Empezó a las nueve y media de la mañana. A esa hora, el cementerio apenas había despertado al mundo de los vivos. Cuatro periodistas aguardaban junto a 5 operarios del camposanto a que sacaran el cuerpo del depósito de cadáveres del Instituto de Medicina Legal, donde ha permanecido desde que lo encontraran el domingo en la vieja nave de Campsa. El camión funerario de Servisa aparcó a la entrada del edificio. Transportaba cuatro féretros pero solo se extrajo uno. Marrón, de madera aglomerada, el más barato del mercado.

El personal de la funeraria desapareció en el interior junto a la agente judicial con la resolución que autorizaba el entierro de la víctima de homicidio. A los pocos minutos, el féretro reaparecía sobre una burrilla con ruedas. Lo cargaron de nuevo en el furgón y este se dirigió al camposanto.

El cortejo fúnebre

El vehículo solo recorrió la calle principal. A corta distancia le seguía un peculiar cortejo fúnebre compuesto solo por los periodistas y otro operario municipal. Ningún familiar. La policía no encontró a nadie que reclamase sus restos y el ayuntamiento correrá con los gastos del oficio fúnebre, que rozarán los 2.000 euros.

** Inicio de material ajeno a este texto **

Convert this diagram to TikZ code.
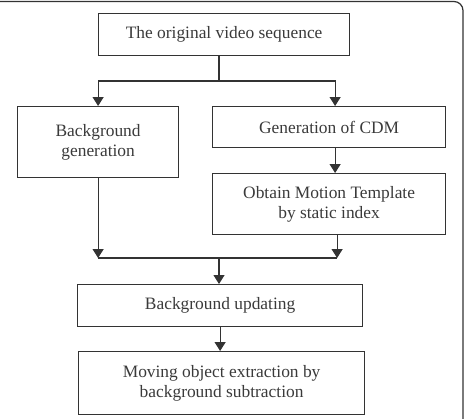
\documentclass[tikz,border=0pt]{standalone}
\usepackage{fontspec}
\setmainfont{Liberation Serif}
\usetikzlibrary{arrows.meta, positioning, calc}
\definecolor{flowline}{HTML}{333333}
\definecolor{flowtext}{HTML}{3A3A3A}
\tikzset{
  procbox/.style = {draw=flowline, line width=1.2pt, align=center, text=flowtext,
                    font=\fontsize{17.4}{20}\selectfont, inner sep=2pt, anchor=north west},
  flow/.style    = {-{Triangle[length=9pt, width=11pt]}, line width=1.2pt, draw=flowline},
  link/.style    = {line width=1.2pt, draw=flowline},
}

\begin{document}
\begin{tikzpicture}[x=1pt, y=-1pt]
        \useasboundingbox (0,0) rectangle (465,418);
        \draw[flowline, line width=1.2pt, rounded corners=9pt] (-20,1.5) -- (463,1.5) -- (463,440);
        \node[procbox, minimum width=251pt, minimum height=42pt] (orig)   at (98,13)  {The original video sequence};
        \node[procbox, minimum width=161pt, minimum height=71pt] (bggen)  at (17,106) {Background\\generation};
        \node[procbox, minimum width=233pt, minimum height=41pt] (cdm)    at (212,106) {Generation of CDM};
        \node[procbox, minimum width=233pt, minimum height=61pt] (motion) at (212,173) {Obtain Motion Template\\by static index};
        \node[procbox, minimum width=285pt, minimum height=42pt] (update) at (77,284)  {Background updating};
        \node[procbox, minimum width=286pt, minimum height=63pt] (moving) at (78,351)  {Moving object extraction by\\background subtraction};
        \coordinate (split) at (219,81);
        \coordinate (merge) at (219,258);
        \draw[link] (split |- orig.south) -- (split);
        \draw[flow] (split) -| (bggen.north);
        \draw[flow] (split) -| ([xshift=6pt]cdm.north);
        \draw[flow] ([xshift=6pt]cdm.south) -- ([xshift=6pt]motion.north);
        \draw[flow] (bggen.south) -- (bggen.south |- merge);
        \draw[flow] ([xshift=8pt]motion.south) -- ([xshift=8pt]motion.south |- merge);
        \draw[link] (bggen.south |- merge) -- ([xshift=8pt]motion.south |- merge);
        \draw[flow] (merge) -- (merge |- update.north);
        \draw[flow] (update.south) -- (update.south |- moving.north);
    \end{tikzpicture}
\end{document}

El ataúd cubrió el último tramo sobre la burrilla empujada por los empleados. El nicho elegido fue el 10.736, en la fila quinta, la que casi nadie quiere por ser la más alta aunque es la más barata. Ayudados por una grúa elevadora, trataron de introducir la caja mortuoria en el hueco de hormigón vacío. Empujaron, lo intentaron una vez y otra, pero desistieron. No entraba. Sobre la marcha cambiaron al nicho vecino también vacío. Lo sellaron y el entierro acaba.

No hubo responso por su alma, ni flores, ni lágrimas, ni nadie presente que tuviera un recuerdo de ese valenciano nacido el 23 de diciembre de 1947 más allá del absurdo crimen del que fue víctima en un pabellón destartalado de la N-630.

Al operario se le olvidó adherir sobre la piedra una esquela de papel con el nombre del fallecido y la fecha que recuerda su muerte. El presupuesto municipal no llega para una lápida. Así que la esquela será la única identificación de la sepultura en los 5 años de alquiler del nicho antes de que pase a una fosa común si nadie lo reclama. El trabajador volvió a subir para colocar la esquela. En el papel, bajo el nombre, figura un ficticio sus compañeros en lugar de sus familiares . Pero en el último adiós no hubo ni familiares ni compañeros.

Su familia, si la tiene, aún no debía saber que había muerto y el único compañero de desventuras y borracheras de tetrabrick que tuvo los dos últimos años en Cáceres estaba en la cárcel. Lo mató el sábado a palos tras una tonta discusión por no limpiar el mediocre cubil que compartían. Su abogada dudaba que supiera que ayer era el funeral.

A varios metros sobre la tierra, este vagabundo del que apenas hay datos excepto un puñado de antecedentes menores seguirá solo. Sus vecinos de los nichos 10.734 y 10.736 aún no han llegado y los restos de José Manuel, Pedro o José están un piso más abajo. Al único que parecía importarle Rafael Peñafiel descansa en la tumba 10.735, que no tendrá quien la visite.